> **GIVEN TASK**: Without including any images, repeat the data exactly.
----------
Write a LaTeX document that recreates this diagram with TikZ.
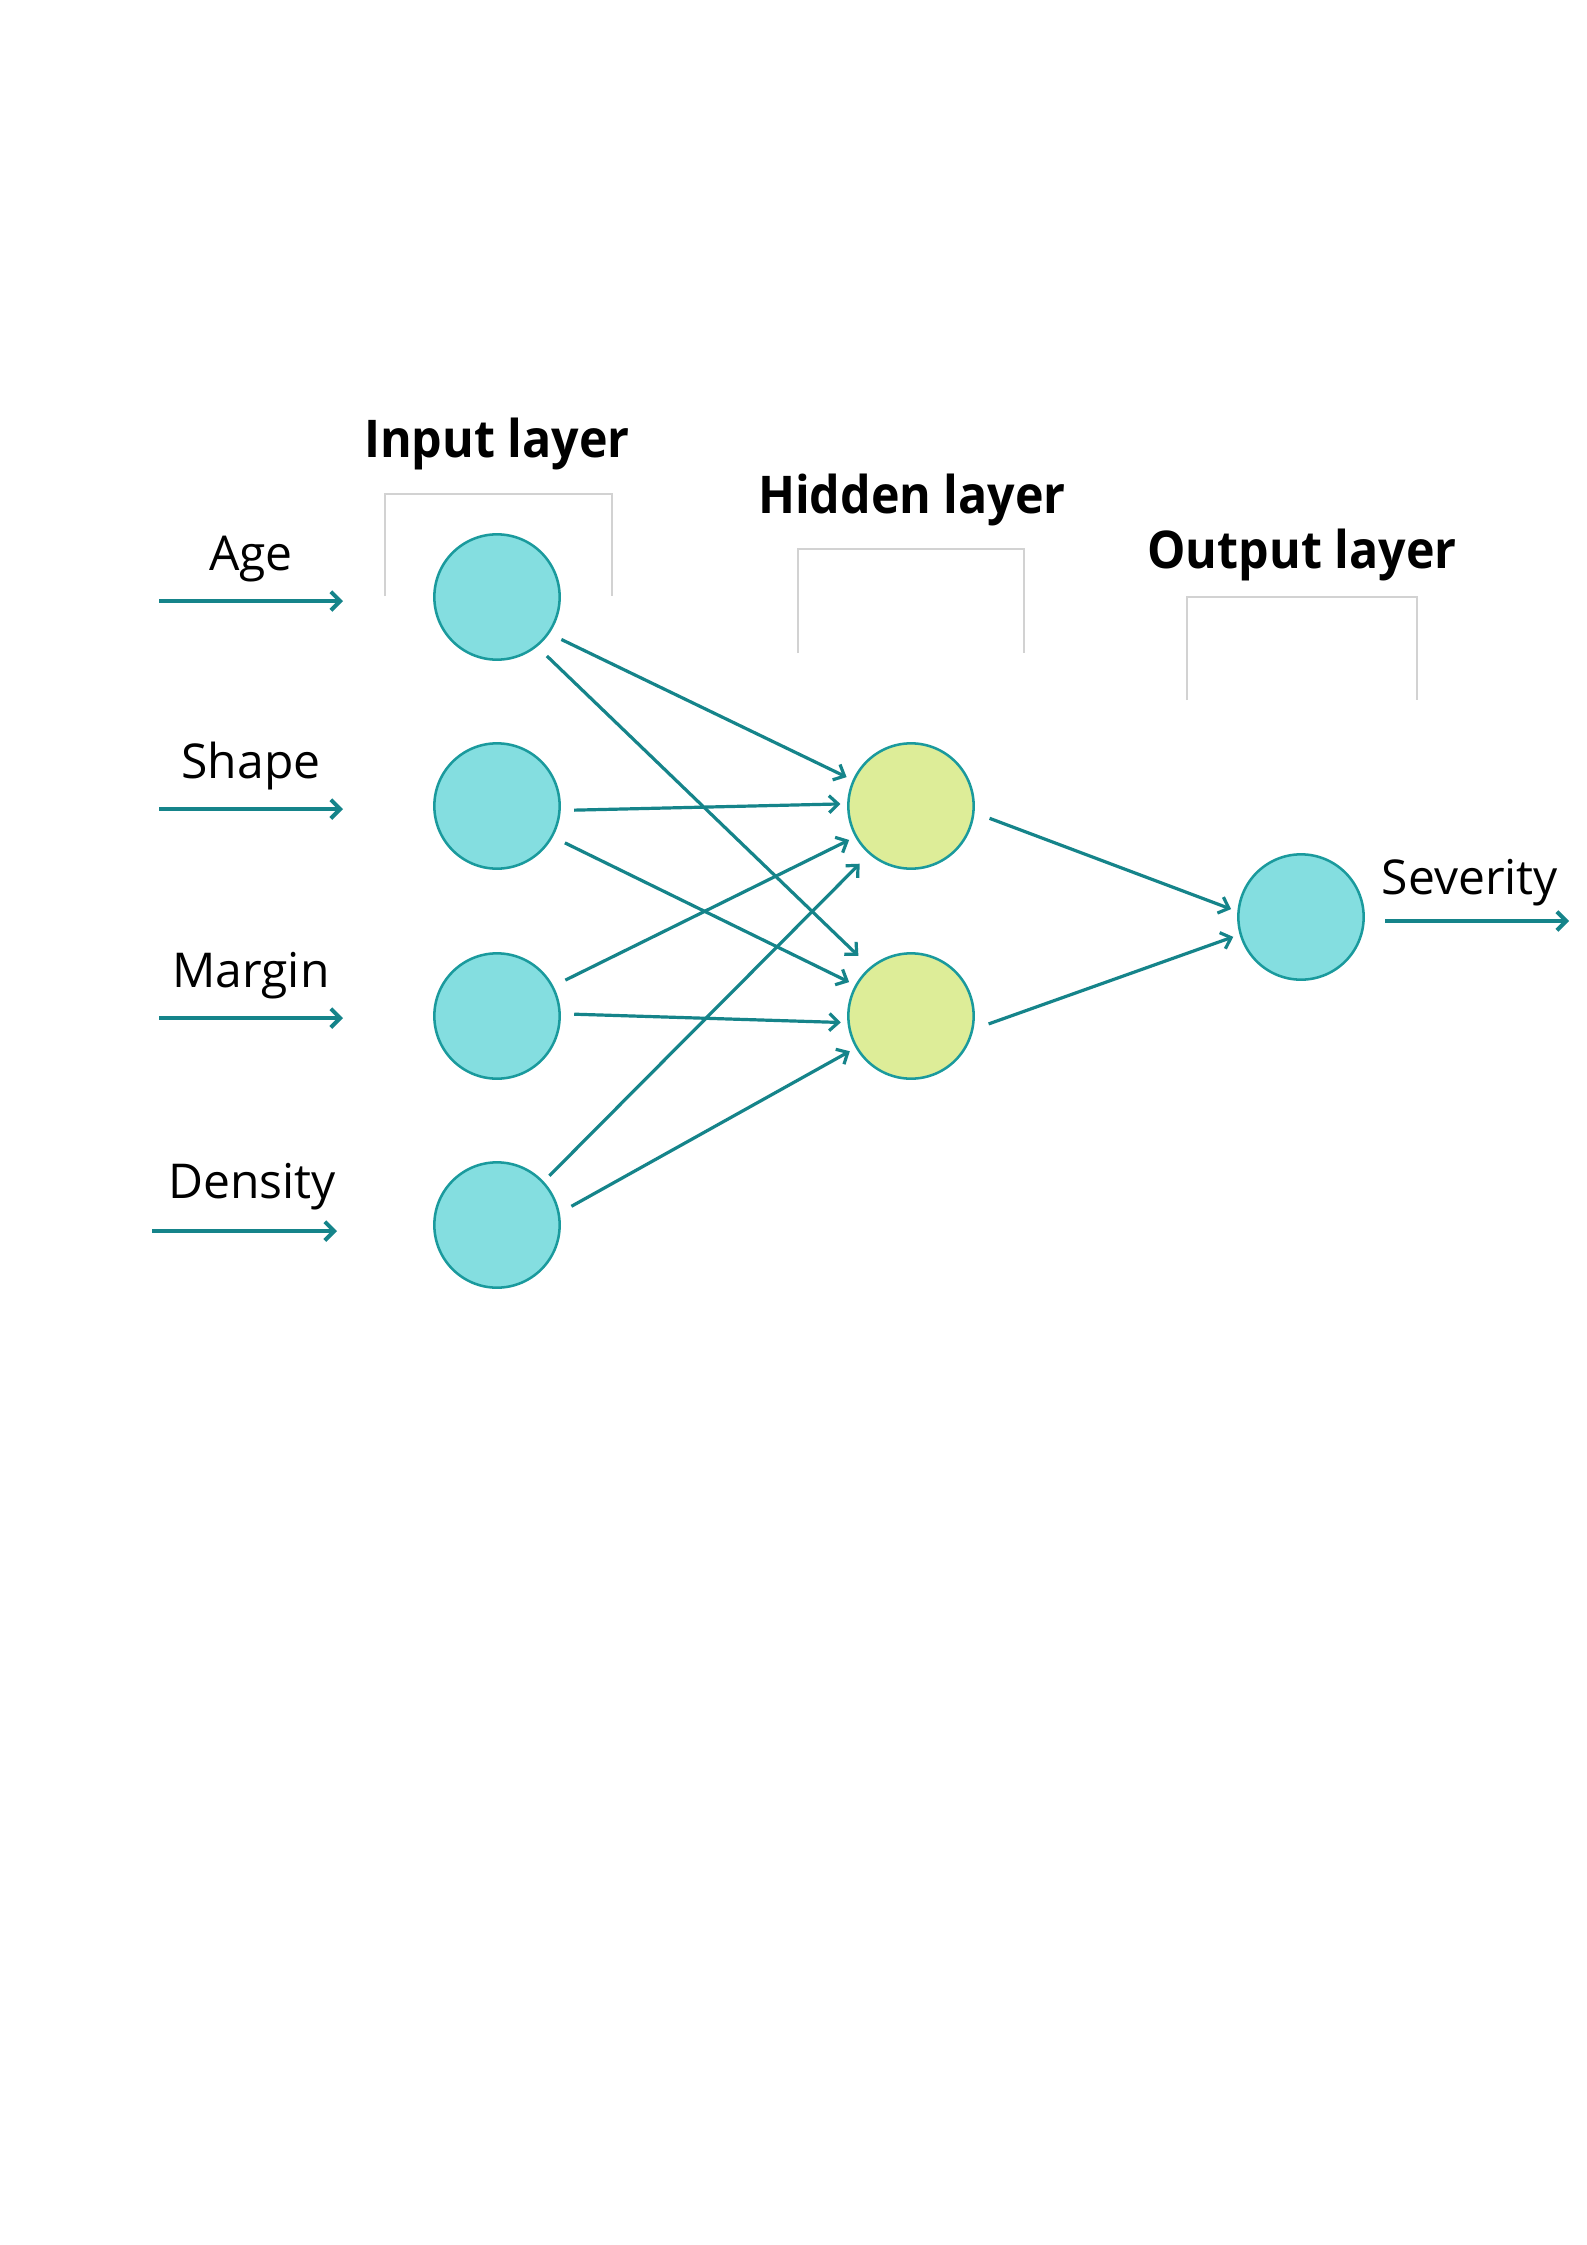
\documentclass[tikz,border=0pt]{standalone}
\usepackage{fontspec}
\setmainfont{Open Sans}
\usetikzlibrary{arrows.meta}
\definecolor{inputfill}{HTML}{84DEE0}
\definecolor{hiddenfill}{HTML}{DDED98}
\definecolor{nodeborder}{HTML}{1A9A9D}
\definecolor{arrowc}{HTML}{15848A}
\definecolor{bracketc}{HTML}{D2D2D2}
\newcommand{\ttl}[1]{\scalebox{0.93}[1]{#1}}
\begin{document}
\begin{tikzpicture}[x=0.375pt,y=-0.375pt,
  inode/.style={circle, draw=nodeborder, fill=inputfill, line width=0.95pt, minimum size=47pt, inner sep=0pt},
  hnode/.style={inode, fill=hiddenfill},
  conn/.style={draw=arrowc, line width=1.2pt, -{Straight Barb[length=3.4pt,width=6.4pt,line width=1.2pt]}, shorten <=5pt, shorten >=2.5pt},
  inarrow/.style={draw=arrowc, line width=1.5pt, -{Straight Barb[length=3.5pt,width=7pt,line width=1.5pt]}},
  bracket/.style={draw=bracketc, line width=1.1pt},
  lab/.style={font=\fontsize{18}{20}\selectfont, inner sep=0pt, anchor=base},
  title/.style={font=\fontsize{19.5}{22}\selectfont\bfseries, inner sep=0pt, anchor=base}]
\useasboundingbox[fill=white] (0,0) rectangle (1587,2245);

% layer titles
\node[title] (tin) at (497,457) {\ttl{Input layer}};
\node[title] (thid) at (912,513) {\ttl{Hidden layer}};
\node[title] (tout) at (1302,568) {\ttl{Output layer}};

% brackets
\draw[bracket] (385,596) -- (385,494) -- (612,494) -- (612,596);
\draw[bracket] (798,653) -- (798,549) -- (1024,549) -- (1024,653);
\draw[bracket] (1187,700) -- (1187,597) -- (1417,597) -- (1417,700);

% nodes
\node[inode] (i1) at (497,597) {};
\node[inode] (i2) at (497,806) {};
\node[inode] (i3) at (497,1016) {};
\node[inode] (i4) at (497,1225) {};
\node[hnode] (h1) at (911,806) {};
\node[hnode] (h2) at (911,1016) {};
\node[inode] (o1) at (1301,917) {};

% input labels and arrows
\node[lab] (lage) at (251,570) {Age};
\node[lab] (lshape) at (251,778) {Shape};
\node[lab] (lmargin) at (251,987) {Margin};
\node[lab] (ldensity) at (252,1198) {Density};
\node[lab] (lsev) at (1470,894) {Severity};

\coordinate (a1s) at (159,601); \coordinate (a1e) at (343,601);
\coordinate (a2s) at (159,809); \coordinate (a2e) at (343,809);
\coordinate (a3s) at (159,1018); \coordinate (a3e) at (343,1018);
\coordinate (a4s) at (152,1231); \coordinate (a4e) at (337,1231);
\coordinate (a5s) at (1385,921); \coordinate (a5e) at (1569,921);
\draw[inarrow] (a1s) -- (a1e);
\draw[inarrow] (a2s) -- (a2e);
\draw[inarrow] (a3s) -- (a3e);
\draw[inarrow] (a4s) -- (a4e);
\draw[inarrow] (a5s) -- (a5e);

% connections
\draw[conn] (i1.-35) -- (h1.156);
\draw[conn, shorten >=6pt] (i1.-51) -- (h2.130);
\draw[conn] (i2.-4) -- (h1.178);
\draw[conn] (i2.-29) -- (h2.151);
\draw[conn] (i3.28) -- (h1.-151);
\draw[conn] (i3.2) -- (h2.-174);
\draw[conn, shorten <=3pt, shorten >=5pt] (i4.43) -- (h1.-131);
\draw[conn] (i4.11.5) -- (h2.-150);
\draw[conn, shorten <=6pt] (h1.-6.5) -- (o1.175);
\draw[conn, shorten <=6pt] (h2.-12) -- (o1.-164);
\end{tikzpicture}
\end{document}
----------
> **ANSWER TO THE TASK**:
Write a LaTeX document that recreates this diagram with TikZ.
\documentclass[tikz,border=0pt]{standalone}
\usepackage{fontspec}
\setmainfont{Open Sans}
\usetikzlibrary{arrows.meta}
\definecolor{inputfill}{HTML}{84DEE0}
\definecolor{hiddenfill}{HTML}{DDED98}
\definecolor{nodeborder}{HTML}{1A9A9D}
\definecolor{arrowc}{HTML}{15848A}
\definecolor{bracketc}{HTML}{D2D2D2}
\newcommand{\ttl}[1]{\scalebox{0.93}[1]{#1}}
\begin{document}
\begin{tikzpicture}[x=0.375pt,y=-0.375pt,
  inode/.style={circle, draw=nodeborder, fill=inputfill, line width=0.95pt, minimum size=47pt, inner sep=0pt},
  hnode/.style={inode, fill=hiddenfill},
  conn/.style={draw=arrowc, line width=1.2pt, -{Straight Barb[length=3.4pt,width=6.4pt,line width=1.2pt]}, shorten <=5pt, shorten >=2.5pt},
  inarrow/.style={draw=arrowc, line width=1.5pt, -{Straight Barb[length=3.5pt,width=7pt,line width=1.5pt]}},
  bracket/.style={draw=bracketc, line width=1.1pt},
  lab/.style={font=\fontsize{18}{20}\selectfont, inner sep=0pt, anchor=base},
  title/.style={font=\fontsize{19.5}{22}\selectfont\bfseries, inner sep=0pt, anchor=base}]
\useasboundingbox[fill=white] (0,0) rectangle (1587,2245);

% layer titles
\node[title] (tin) at (497,457) {\ttl{Input layer}};
\node[title] (thid) at (912,513) {\ttl{Hidden layer}};
\node[title] (tout) at (1302,568) {\ttl{Output layer}};

% brackets
\draw[bracket] (385,596) -- (385,494) -- (612,494) -- (612,596);
\draw[bracket] (798,653) -- (798,549) -- (1024,549) -- (1024,653);
\draw[bracket] (1187,700) -- (1187,597) -- (1417,597) -- (1417,700);

% nodes
\node[inode] (i1) at (497,597) {};
\node[inode] (i2) at (497,806) {};
\node[inode] (i3) at (497,1016) {};
\node[inode] (i4) at (497,1225) {};
\node[hnode] (h1) at (911,806) {};
\node[hnode] (h2) at (911,1016) {};
\node[inode] (o1) at (1301,917) {};

% input labels and arrows
\node[lab] (lage) at (251,570) {Age};
\node[lab] (lshape) at (251,778) {Shape};
\node[lab] (lmargin) at (251,987) {Margin};
\node[lab] (ldensity) at (252,1198) {Density};
\node[lab] (lsev) at (1470,894) {Severity};

\coordinate (a1s) at (159,601); \coordinate (a1e) at (343,601);
\coordinate (a2s) at (159,809); \coordinate (a2e) at (343,809);
\coordinate (a3s) at (159,1018); \coordinate (a3e) at (343,1018);
\coordinate (a4s) at (152,1231); \coordinate (a4e) at (337,1231);
\coordinate (a5s) at (1385,921); \coordinate (a5e) at (1569,921);
\draw[inarrow] (a1s) -- (a1e);
\draw[inarrow] (a2s) -- (a2e);
\draw[inarrow] (a3s) -- (a3e);
\draw[inarrow] (a4s) -- (a4e);
\draw[inarrow] (a5s) -- (a5e);

% connections
\draw[conn] (i1.-35) -- (h1.156);
\draw[conn, shorten >=6pt] (i1.-51) -- (h2.130);
\draw[conn] (i2.-4) -- (h1.178);
\draw[conn] (i2.-29) -- (h2.151);
\draw[conn] (i3.28) -- (h1.-151);
\draw[conn] (i3.2) -- (h2.-174);
\draw[conn, shorten <=3pt, shorten >=5pt] (i4.43) -- (h1.-131);
\draw[conn] (i4.11.5) -- (h2.-150);
\draw[conn, shorten <=6pt] (h1.-6.5) -- (o1.175);
\draw[conn, shorten <=6pt] (h2.-12) -- (o1.-164);
\end{tikzpicture}
\end{document}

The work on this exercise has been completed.